In her pieces, she combines short, punchy lines of text with strong contrasts—typically in black, white, and a signal-like red. Kruger consistently works with Futura Bold, a geometric sans-serif typeface designed by Paul Renner in 1927. Futura is neither playful nor decorative; its form makes a bold and deliberate statement.

adapted from www.pl.adopte.app
Kruger’s works—now shown in major museums and institutions around the world—merge sharp language with visual rigor, transforming text into a spatial and political experience. But what exactly happens when typography no longer resides on the pages of a book, but instead appears on walls, floors, or building façades—when we can walk through it? A medium that once seemed two-dimensional becomes something to be experienced. Text leaves its traditional role as a mere carrier of information and transforms into a physically walkable spatial experience.

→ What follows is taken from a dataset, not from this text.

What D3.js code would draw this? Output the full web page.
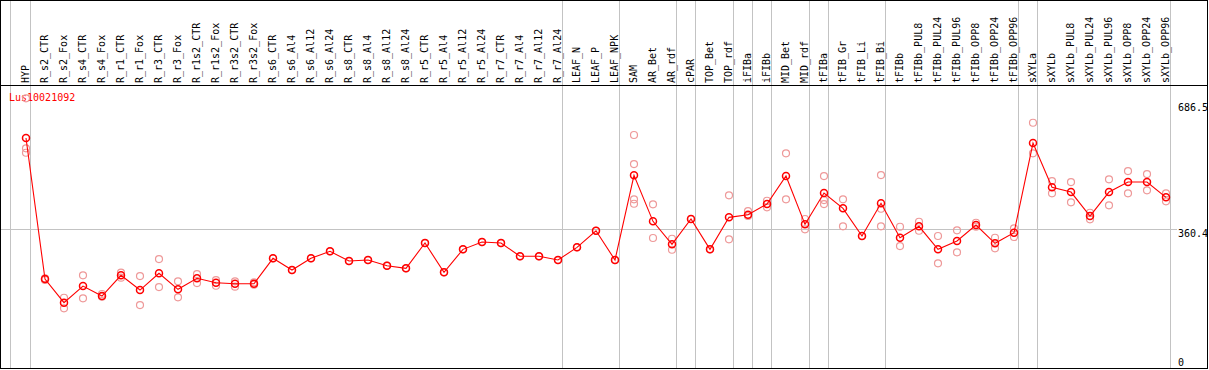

Typography becomes a spatial experience
Kruger’s works provoke a reaction long before the viewer has had a chance to actually read the text. Depending on the viewer’s position, each individual letter takes on a different form and expression. The typography stretches, compresses, swells—it appears to lose its stability. The letters take on a distinctly three-dimensional character.
What emerges here is not simply an “enlargement” of text. Her works lead the viewer away from traditional, linear reading. They break with the familiar left-to-right, top-to-bottom flow—and instead open up a non-linear, spatial way of seeing and thinking. The text is no longer “read” in the conventional sense, but circled, walked through, perceived in passing.
Perception becomes an active, physical process. The body reads along. It’s not only the eyes that decode the signs—movement, posture, and perspective also shape what is seen and how it is experienced. The letters surround us, refuse to let go. They generate a field of tension in which we must find our bearings—not as passive readers, but as part of the text itself.
The surface becomes space.
The type becomes object.
Reading becomes movement.

Typography becomes architecture.
The use of oversized typography in spacious halls and floor-to-ceiling rooms makes the text merge with the architecture. Kruger's texts cover floors like tiles, coat walls like paint; they don’t feel out of place but are firmly anchored in the space, as if they had always existed there. When type is no longer simply on the wall but becomes the wall itself, it takes on an architectural function.

adapted from www.moma.org
It supports the space, structures it, and guides people through it. It has the power to take someone by the hand and invite them to explore it. Addressing the space as “it” personifies it psychologically, creating an emotional connection. Kruger’s works also use this effect and amplify it through the direct address with the word “YOU.” The varying font sizes, distortions, and spatial arrangement generate a kind of visual rhythm that directs the viewer’s movement. Typography thus becomes a dynamic, interactive medium. The letters themselves transform into spatial sculptures.

adapted from www.moma.org
This transformation of typography touches on a central question of visual perception: How does space influence the readability, meaning, and impact of type? A study by designer Ralf Herrmann from the design department explores the effect of typography in public spaces. Research shows that readability and emotional response to type can change significantly depending on spatial staging, lighting conditions, and perspective (Herrmann, 2011). Kruger consciously uses spatial staging, light, and perspective to enhance not only the readability but also the emotional and political message of her work.

adapted from www.moma.org
Her works demonstrate how typography can emancipate itself from its carrier. It detaches from the surface, from mere information, from simple reading — and becomes a spatial, physical presence.
In an age of information overload, Kruger shows that impact is not created by mass, but by clarity, form, and attitude.
Although she fills entire halls with words, never does she fill them with arbitrariness. Her spaces are not overcrowded but deliberately overwritten. Every letter, every word, every surface is consciously placed. It’s not about information density, but about visual presence.
Amidst the constant textual noise, where visual stimuli compete with each other, Kruger’s language almost acts as a counterpoint:
She does not shout with many voices — she speaks with one clear voice. And it echoes.